Bayesian nonparametric statistics
Updating more dimensions than datapoints
May 30, 2016 — April 7, 2022
1 Useful stochastic processes
Dirichlet priors, other measure priors, Gaussian Process regression, reparameterisations etc. 🏗
2 Posterior updates in infinite dimensions
For now, this is just a bookmark to the general measure theoretic notation that unifies, in principle, the various Bayesian nonparametric methods. A textbook on general theory is Schervish (2012). Chapter 1 of Matthews (2017) is a compact introduction.
Particular applications are outlined in Matthews (2017) (GP regression) and Stuart (2010) (inverse problems).

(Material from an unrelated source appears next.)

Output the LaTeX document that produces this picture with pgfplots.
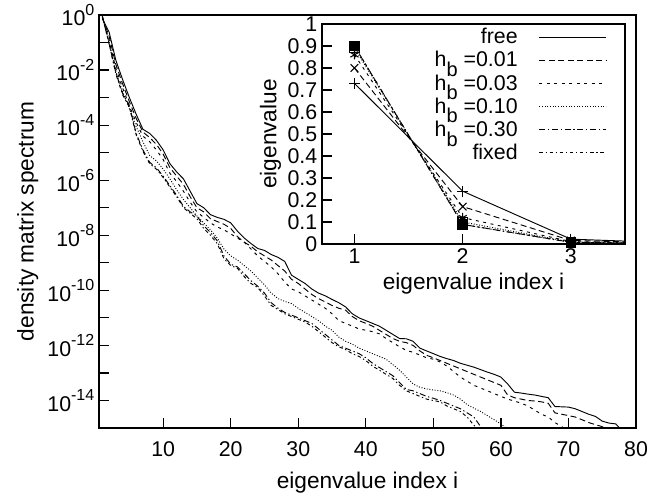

A brief introduction the kind of measure-theoretic notation we need in the infinite-dimensional Hilbert space settings is in Alexanderian (2021), giving Bayes’ formula as \[ \frac{d \mu_{\text {post }}^{y}}{d \mu_{\text {pr }}} \propto \pi_{\text {like }}(\boldsymbol{y} \mid m), \] where the left hand side is the Radon-Nikodym derivative of \(\mu_{\text {post }}^{y}\) with respect to \(\mu_{\text {pr }}\).
They observe
Note that in the finite-dimensional setting the abstract form of the Bayes’ formula above can be reduced to the familiar form of Bayes’ formula in terms of PDFs. Specifically, working in finite-dimensions, with \(\mu_{\mathrm{pr}}\) and \(\mu_{\mathrm{post}}^{y}\) that are absolutely continuous with respect to the Lebesgue measure \(\lambda\), the prior and posterior measures admit Lebesgue densities \(\pi_{\mathrm{pr}}\) and \(\pi_{\text {post }}\), respectively. Then, we note \[ \pi_{\mathrm{post}}(m \mid \boldsymbol{y})=\frac{d \mu_{\mathrm{post}}^{y}}{d \lambda}(m)=\frac{d \mu_{\mathrm{post}}^{y}}{d \mu_{\mathrm{pr}}}(m) \frac{d \mu_{\mathrm{pr}}}{d \lambda}(m) \propto \pi_{\mathrm{like}}(\boldsymbol{y} \mid m) \pi_{\mathrm{pr}}(m) \]
3 Bayesian consistency
Consistency turns out to be potentially tricky for functional models. I am not an expert on consistency, but see Cox (1993) for some warnings about what can go wrong and Florens and Simoni (2016);Knapik, van der Vaart, and van Zanten (2011) for some remedies. tl;dr posterior credible intervals arising from over-tight priors may never cover the frequentist estimate. Further reading on this is in some classic refs (Diaconis and Freedman 1986; Freedman 1999; Kleijn and van der Vaart 2006).